Demonstration projects are the most persuasive proof of concept for blended-finance schemes. A handful of early, visible retrofits using low-carbon cement or timber framing can change perceptions about risk and cost. These pilots should include a diverse mix of building types, from schools to multifamily housing, to illustrate versatility. Each project provides learning opportunities for designers, contractors, and financiers alike. The lessons encompass technical performance, supply-chain logistics, and user experience. When outcomes are documented and widely shared, the market gains confidence to replicate the model across cities and countries, expanding the reach of affordable, sustainable construction.
In addition to pilots, blended finance can create durable financing channels for ongoing retrofit programs. Long-term loan facilities, grant rebates, and credit-enhancement products can reduce the burden of upfront capital. By bundling multiple retrofit measures—improved insulation, heat pumps, and efficient glazing—within a single financing package, programs reduce transaction costs and streamline approvals. This coherence makes retrofits more attractive for homeowners and building managers who otherwise face complex, fragmented funding landscapes. As more projects succeed, finance terms gradually align with conventional lending, marking a shift toward sustainable property markets.
For blended finance to scale sustainably, it must mobilize a broad coalition of actors. Public agencies, philanthropies, banks, and construction firms each hold levers that can move markets. Coordinated investment platforms can align objectives, coordinate risk-taking, and share expert insights.
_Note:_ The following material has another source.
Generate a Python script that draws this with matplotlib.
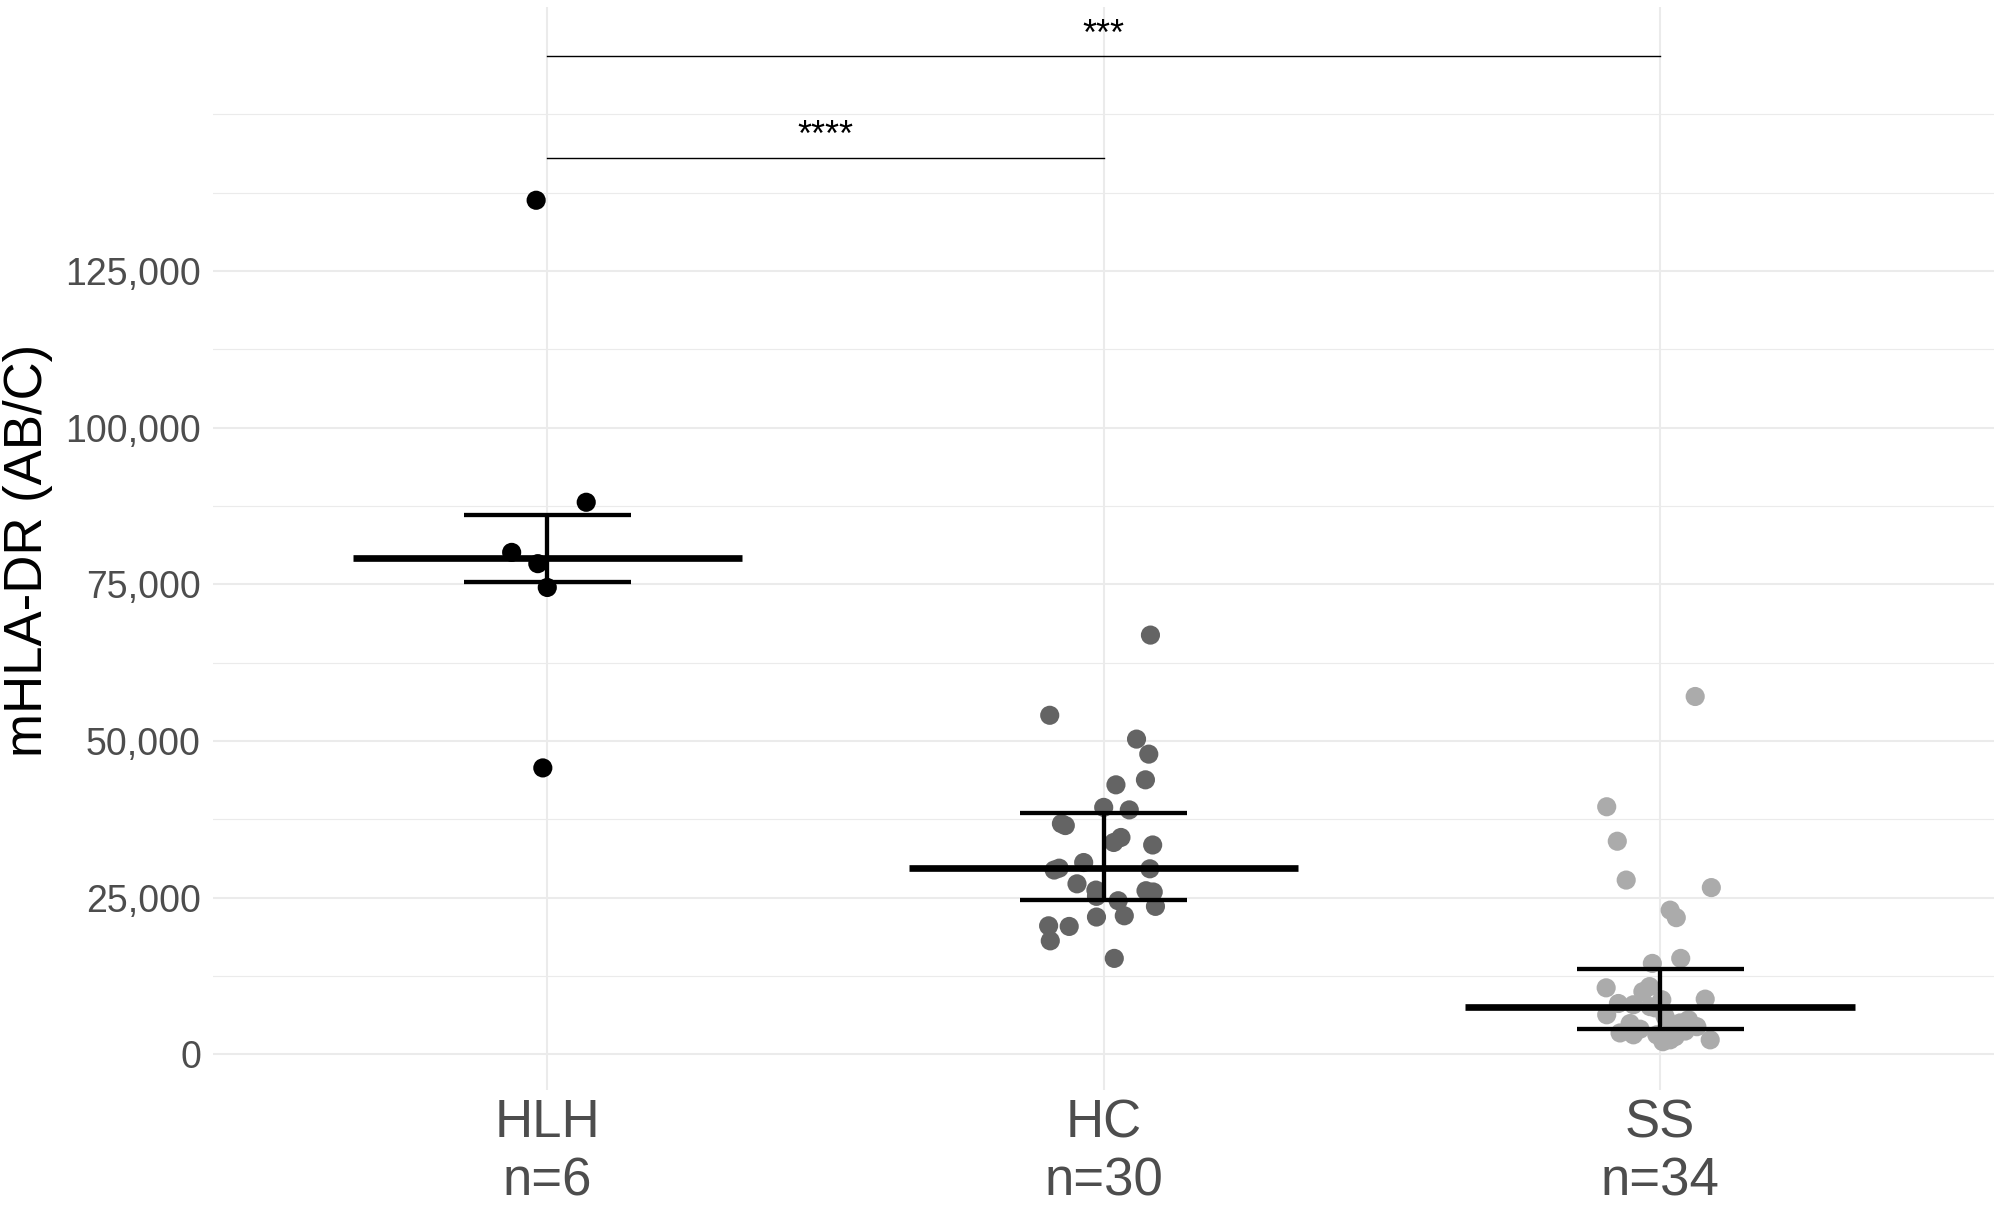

Clear policy signals, predictable funding cycles, and transparent governance are essential to maintain confidence over time. In practice, this means designing programs with explicit milestones, performance indicators, and exit strategies. A well-structured blended-finance ecosystem can weather political or economic shocks while continuing to push the makeup of building materials toward lower embodied carbon and more resilient retrofit solutions.
Ultimately, blended finance offers a pragmatic path to decarbonize construction sectors without stifling growth. By combining risk-tolerant capital with market-rate finance, it lowers the effective cost of green materials and retrofit practices. This approach accelerates demand, stimulates local production, and fosters experimentation with new business models. When scaled, the resulting market transforms supply chains, raises standards, and delivers healthier, more energy-efficient buildings. The broader climate and employment benefits extend beyond the construction industry, supporting resilient communities and sustainable urban development for decades to come.